> TASK OBJECTIVE:
Skip the pictures. Set down, word for word, the lines from the start of the material up to and including the line with "(0,0) rectangle (1195,-707);".

> DATA:

#####

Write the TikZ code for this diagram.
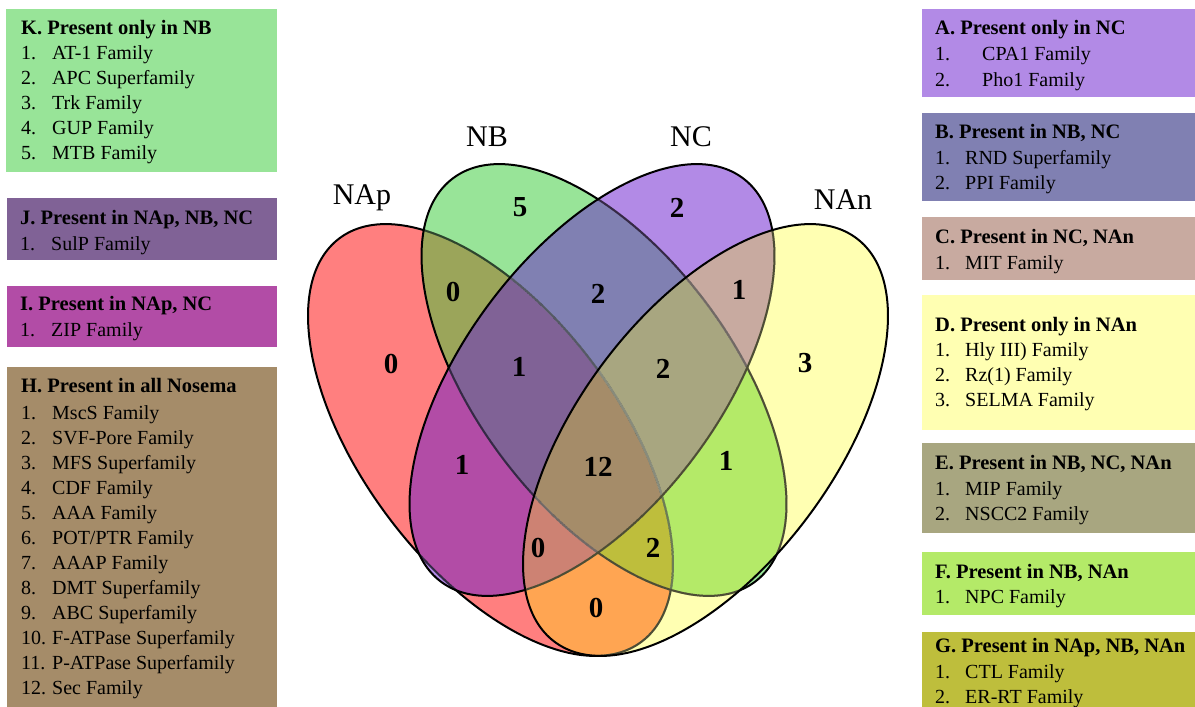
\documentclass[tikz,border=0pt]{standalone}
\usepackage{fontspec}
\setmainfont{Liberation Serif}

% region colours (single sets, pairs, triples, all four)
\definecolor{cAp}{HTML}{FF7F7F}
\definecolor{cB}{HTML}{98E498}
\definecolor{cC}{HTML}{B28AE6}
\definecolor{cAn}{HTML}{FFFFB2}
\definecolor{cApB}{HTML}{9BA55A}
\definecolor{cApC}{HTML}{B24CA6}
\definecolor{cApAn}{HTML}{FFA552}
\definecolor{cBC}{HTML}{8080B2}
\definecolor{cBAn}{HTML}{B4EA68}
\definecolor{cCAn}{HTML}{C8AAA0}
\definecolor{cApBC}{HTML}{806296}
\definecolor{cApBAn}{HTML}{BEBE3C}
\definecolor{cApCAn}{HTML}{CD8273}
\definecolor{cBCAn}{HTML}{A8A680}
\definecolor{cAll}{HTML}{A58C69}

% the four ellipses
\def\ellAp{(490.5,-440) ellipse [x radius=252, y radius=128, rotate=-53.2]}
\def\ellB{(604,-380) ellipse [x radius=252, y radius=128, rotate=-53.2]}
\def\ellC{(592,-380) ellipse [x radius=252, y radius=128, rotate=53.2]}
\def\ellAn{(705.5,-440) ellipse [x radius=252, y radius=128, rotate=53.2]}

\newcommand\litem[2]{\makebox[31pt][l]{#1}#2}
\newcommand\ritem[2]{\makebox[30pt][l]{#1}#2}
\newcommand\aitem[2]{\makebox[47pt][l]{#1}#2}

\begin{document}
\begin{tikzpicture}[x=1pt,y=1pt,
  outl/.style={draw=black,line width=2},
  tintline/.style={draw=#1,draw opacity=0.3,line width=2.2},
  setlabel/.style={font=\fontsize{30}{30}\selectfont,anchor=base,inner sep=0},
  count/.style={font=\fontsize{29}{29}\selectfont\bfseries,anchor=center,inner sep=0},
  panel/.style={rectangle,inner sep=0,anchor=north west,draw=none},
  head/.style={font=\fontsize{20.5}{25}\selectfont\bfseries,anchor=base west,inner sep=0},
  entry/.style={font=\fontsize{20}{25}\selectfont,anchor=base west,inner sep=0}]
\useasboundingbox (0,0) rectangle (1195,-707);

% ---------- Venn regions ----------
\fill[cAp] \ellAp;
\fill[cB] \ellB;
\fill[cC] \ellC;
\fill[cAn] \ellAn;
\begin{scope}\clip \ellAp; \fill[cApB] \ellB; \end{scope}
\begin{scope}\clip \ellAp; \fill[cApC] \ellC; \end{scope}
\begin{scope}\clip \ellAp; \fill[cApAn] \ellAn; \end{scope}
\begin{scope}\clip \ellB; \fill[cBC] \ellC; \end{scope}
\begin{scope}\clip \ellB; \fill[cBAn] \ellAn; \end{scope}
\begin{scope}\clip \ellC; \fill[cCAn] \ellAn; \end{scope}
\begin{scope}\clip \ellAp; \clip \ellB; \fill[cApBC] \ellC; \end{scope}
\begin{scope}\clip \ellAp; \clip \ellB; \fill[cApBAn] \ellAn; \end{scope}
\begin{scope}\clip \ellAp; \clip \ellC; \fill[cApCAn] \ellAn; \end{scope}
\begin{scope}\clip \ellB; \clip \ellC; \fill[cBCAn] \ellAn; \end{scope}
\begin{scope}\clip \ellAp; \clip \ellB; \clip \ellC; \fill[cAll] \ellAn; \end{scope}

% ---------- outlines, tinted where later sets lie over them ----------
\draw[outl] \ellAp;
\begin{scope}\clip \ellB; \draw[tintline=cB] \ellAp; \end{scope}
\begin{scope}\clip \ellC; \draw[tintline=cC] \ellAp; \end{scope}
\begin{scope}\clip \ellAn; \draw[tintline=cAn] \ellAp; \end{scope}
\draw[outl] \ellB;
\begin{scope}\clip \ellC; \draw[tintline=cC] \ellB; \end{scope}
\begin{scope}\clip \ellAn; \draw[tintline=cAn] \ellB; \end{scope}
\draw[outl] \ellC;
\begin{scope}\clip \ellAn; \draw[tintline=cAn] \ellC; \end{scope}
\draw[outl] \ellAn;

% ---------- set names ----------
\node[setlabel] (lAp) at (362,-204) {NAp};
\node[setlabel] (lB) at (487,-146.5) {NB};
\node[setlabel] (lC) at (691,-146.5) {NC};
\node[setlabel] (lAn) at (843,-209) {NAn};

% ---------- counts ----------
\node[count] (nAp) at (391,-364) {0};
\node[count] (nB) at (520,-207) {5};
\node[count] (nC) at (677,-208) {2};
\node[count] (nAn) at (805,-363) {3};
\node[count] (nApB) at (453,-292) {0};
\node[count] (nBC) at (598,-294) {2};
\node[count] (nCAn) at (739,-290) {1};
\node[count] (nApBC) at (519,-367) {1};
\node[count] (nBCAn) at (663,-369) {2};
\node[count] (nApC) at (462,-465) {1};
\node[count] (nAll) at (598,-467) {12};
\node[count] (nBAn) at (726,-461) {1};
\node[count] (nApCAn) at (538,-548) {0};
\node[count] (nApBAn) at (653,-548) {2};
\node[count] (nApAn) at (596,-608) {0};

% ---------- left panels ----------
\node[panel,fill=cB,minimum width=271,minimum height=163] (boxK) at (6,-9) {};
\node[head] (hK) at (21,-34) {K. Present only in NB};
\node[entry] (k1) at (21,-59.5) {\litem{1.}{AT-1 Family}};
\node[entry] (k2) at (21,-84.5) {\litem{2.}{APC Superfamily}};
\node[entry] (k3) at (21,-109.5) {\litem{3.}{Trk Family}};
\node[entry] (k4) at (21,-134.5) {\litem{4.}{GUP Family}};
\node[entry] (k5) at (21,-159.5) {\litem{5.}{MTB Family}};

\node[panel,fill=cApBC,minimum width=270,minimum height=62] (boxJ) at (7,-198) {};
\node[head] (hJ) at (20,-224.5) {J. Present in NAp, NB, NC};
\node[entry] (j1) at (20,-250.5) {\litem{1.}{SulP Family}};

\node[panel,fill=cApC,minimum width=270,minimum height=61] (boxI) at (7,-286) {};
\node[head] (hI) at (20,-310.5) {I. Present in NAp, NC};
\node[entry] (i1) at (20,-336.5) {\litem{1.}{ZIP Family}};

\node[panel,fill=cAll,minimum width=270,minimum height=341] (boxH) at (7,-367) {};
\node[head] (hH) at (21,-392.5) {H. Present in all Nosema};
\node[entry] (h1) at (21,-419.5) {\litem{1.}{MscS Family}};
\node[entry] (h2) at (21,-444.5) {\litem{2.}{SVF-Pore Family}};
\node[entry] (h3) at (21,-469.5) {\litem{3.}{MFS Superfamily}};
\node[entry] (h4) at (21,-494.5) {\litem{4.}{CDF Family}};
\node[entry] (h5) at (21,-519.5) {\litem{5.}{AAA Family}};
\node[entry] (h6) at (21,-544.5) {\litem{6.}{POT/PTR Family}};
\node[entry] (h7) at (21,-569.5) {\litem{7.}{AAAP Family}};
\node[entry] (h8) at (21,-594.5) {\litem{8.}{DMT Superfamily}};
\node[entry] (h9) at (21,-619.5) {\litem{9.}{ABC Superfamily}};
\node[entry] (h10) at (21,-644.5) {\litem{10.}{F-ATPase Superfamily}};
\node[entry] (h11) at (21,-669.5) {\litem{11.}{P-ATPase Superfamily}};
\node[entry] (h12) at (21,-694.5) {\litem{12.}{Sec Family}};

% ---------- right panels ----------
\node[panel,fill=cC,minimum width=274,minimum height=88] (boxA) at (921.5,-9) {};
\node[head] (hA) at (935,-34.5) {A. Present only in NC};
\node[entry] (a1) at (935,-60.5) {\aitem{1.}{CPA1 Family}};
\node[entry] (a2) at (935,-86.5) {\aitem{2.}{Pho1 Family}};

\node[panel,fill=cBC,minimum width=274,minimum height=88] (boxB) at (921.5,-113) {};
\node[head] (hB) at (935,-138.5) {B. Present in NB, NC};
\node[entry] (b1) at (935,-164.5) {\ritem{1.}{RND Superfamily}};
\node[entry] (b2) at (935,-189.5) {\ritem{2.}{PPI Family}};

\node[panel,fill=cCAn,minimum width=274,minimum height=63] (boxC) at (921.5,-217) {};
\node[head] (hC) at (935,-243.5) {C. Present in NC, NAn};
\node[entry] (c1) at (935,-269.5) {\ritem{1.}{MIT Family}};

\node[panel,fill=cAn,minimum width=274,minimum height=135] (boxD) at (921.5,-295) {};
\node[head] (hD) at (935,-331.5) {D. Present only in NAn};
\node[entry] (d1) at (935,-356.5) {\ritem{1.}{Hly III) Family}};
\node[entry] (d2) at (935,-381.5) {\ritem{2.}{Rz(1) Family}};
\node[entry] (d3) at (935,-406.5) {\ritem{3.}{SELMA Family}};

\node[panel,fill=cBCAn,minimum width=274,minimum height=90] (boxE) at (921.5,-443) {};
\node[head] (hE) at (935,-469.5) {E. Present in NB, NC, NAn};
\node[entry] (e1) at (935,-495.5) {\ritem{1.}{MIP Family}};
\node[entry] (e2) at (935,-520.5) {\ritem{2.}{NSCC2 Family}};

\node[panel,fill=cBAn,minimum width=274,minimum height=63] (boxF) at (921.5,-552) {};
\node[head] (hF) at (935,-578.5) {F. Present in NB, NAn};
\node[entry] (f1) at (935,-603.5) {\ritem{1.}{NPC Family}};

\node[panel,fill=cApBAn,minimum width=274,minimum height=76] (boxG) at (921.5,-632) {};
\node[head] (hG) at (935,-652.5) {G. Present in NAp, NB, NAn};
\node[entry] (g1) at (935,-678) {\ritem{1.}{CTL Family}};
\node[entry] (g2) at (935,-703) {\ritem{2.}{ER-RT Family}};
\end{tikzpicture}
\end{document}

#####

> FINAL RESULT:
Write the TikZ code for this diagram.
\documentclass[tikz,border=0pt]{standalone}
\usepackage{fontspec}
\setmainfont{Liberation Serif}

% region colours (single sets, pairs, triples, all four)
\definecolor{cAp}{HTML}{FF7F7F}
\definecolor{cB}{HTML}{98E498}
\definecolor{cC}{HTML}{B28AE6}
\definecolor{cAn}{HTML}{FFFFB2}
\definecolor{cApB}{HTML}{9BA55A}
\definecolor{cApC}{HTML}{B24CA6}
\definecolor{cApAn}{HTML}{FFA552}
\definecolor{cBC}{HTML}{8080B2}
\definecolor{cBAn}{HTML}{B4EA68}
\definecolor{cCAn}{HTML}{C8AAA0}
\definecolor{cApBC}{HTML}{806296}
\definecolor{cApBAn}{HTML}{BEBE3C}
\definecolor{cApCAn}{HTML}{CD8273}
\definecolor{cBCAn}{HTML}{A8A680}
\definecolor{cAll}{HTML}{A58C69}

% the four ellipses
\def\ellAp{(490.5,-440) ellipse [x radius=252, y radius=128, rotate=-53.2]}
\def\ellB{(604,-380) ellipse [x radius=252, y radius=128, rotate=-53.2]}
\def\ellC{(592,-380) ellipse [x radius=252, y radius=128, rotate=53.2]}
\def\ellAn{(705.5,-440) ellipse [x radius=252, y radius=128, rotate=53.2]}

\newcommand\litem[2]{\makebox[31pt][l]{#1}#2}
\newcommand\ritem[2]{\makebox[30pt][l]{#1}#2}
\newcommand\aitem[2]{\makebox[47pt][l]{#1}#2}

\begin{document}
\begin{tikzpicture}[x=1pt,y=1pt,
  outl/.style={draw=black,line width=2},
  tintline/.style={draw=#1,draw opacity=0.3,line width=2.2},
  setlabel/.style={font=\fontsize{30}{30}\selectfont,anchor=base,inner sep=0},
  count/.style={font=\fontsize{29}{29}\selectfont\bfseries,anchor=center,inner sep=0},
  panel/.style={rectangle,inner sep=0,anchor=north west,draw=none},
  head/.style={font=\fontsize{20.5}{25}\selectfont\bfseries,anchor=base west,inner sep=0},
  entry/.style={font=\fontsize{20}{25}\selectfont,anchor=base west,inner sep=0}]
\useasboundingbox (0,0) rectangle (1195,-707);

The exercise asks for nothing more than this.